AB: Then as to your body of work, what do you envision for yourself in the future?
EP: I’d like to see an overall look that people associate with our work, though not necessarily with any one person, an overall quality or style, like what’s associated with Bulgari. And the key in this is finding that niche between what you want to say and what other people will listen to.
MG: There are a lot of directions we could head in. Growth is a constant decision for me. I think I’d like to see a tooling workshop. And sometimes I consider going into mass production. It’s exciting because I think I could do it and keep the same integrity in the pieces. It’s all right there to do. But to do that, I’d have to put aside some of the new designs I want to work on.

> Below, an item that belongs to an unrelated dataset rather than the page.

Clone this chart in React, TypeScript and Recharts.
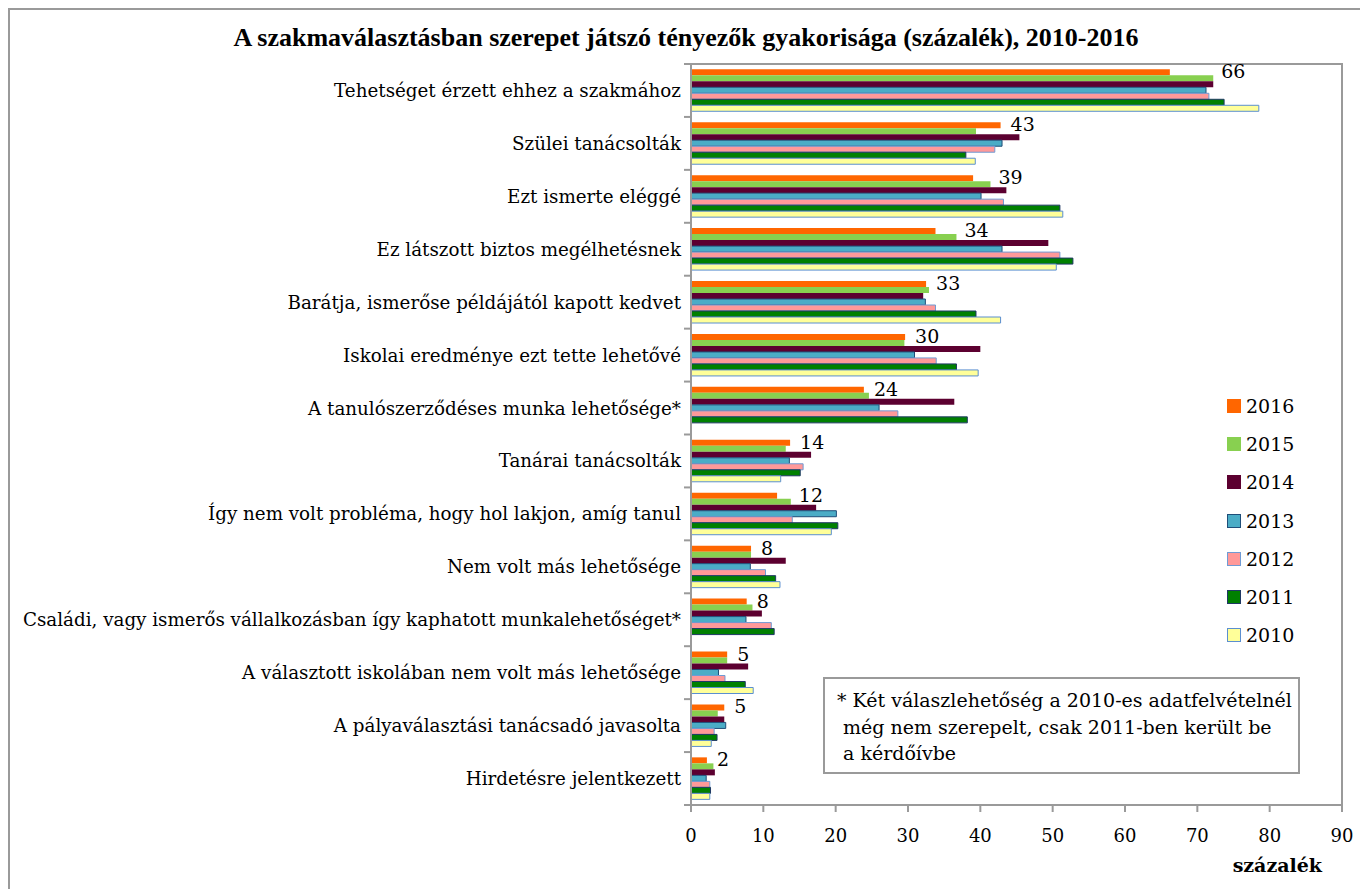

Right now, we’re going high end and keeping it small; it’s a chamber music set-up rather than a symphony. But all these things are flexible. You can always change your mind. You always have to ask yourself what you want to do, what you want your contribution to be . . . if you go off on a tangent, something, else will suffer. If you don’t, and you stick to one thing, you just keep adding to the list of designs you can work on later. I have a list that would take 15 years to finish.

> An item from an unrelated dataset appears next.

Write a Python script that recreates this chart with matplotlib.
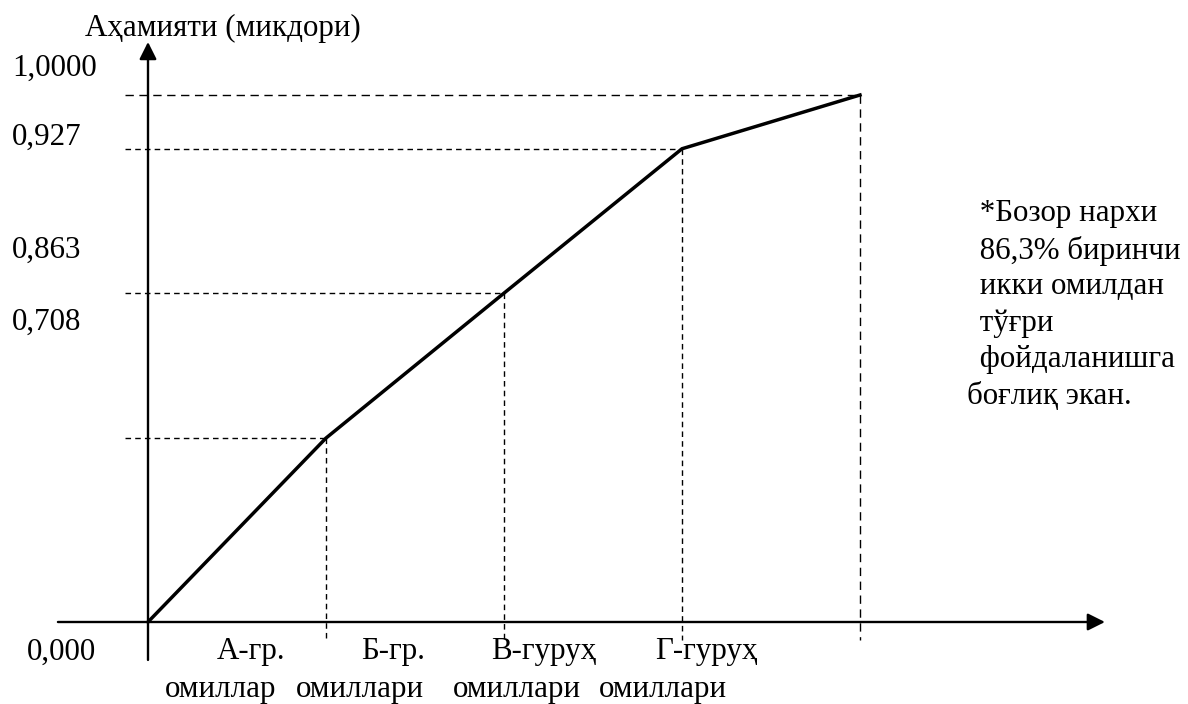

It’s not marketing, or planning so much, but just constantly asking yourself what you’re doing. And you don’t diverge from that. Our decision to use high-end materials was based on where our work was leading, rather than marketing. Sure, there’ll be a small debt area during the year of transition. And our bookkeeper is skeptical. But there won’t be any difference in the level of production. The more successful you are, the more clients expect from you. There’s a pressure to produce. The decision isn’t made in a vacuum.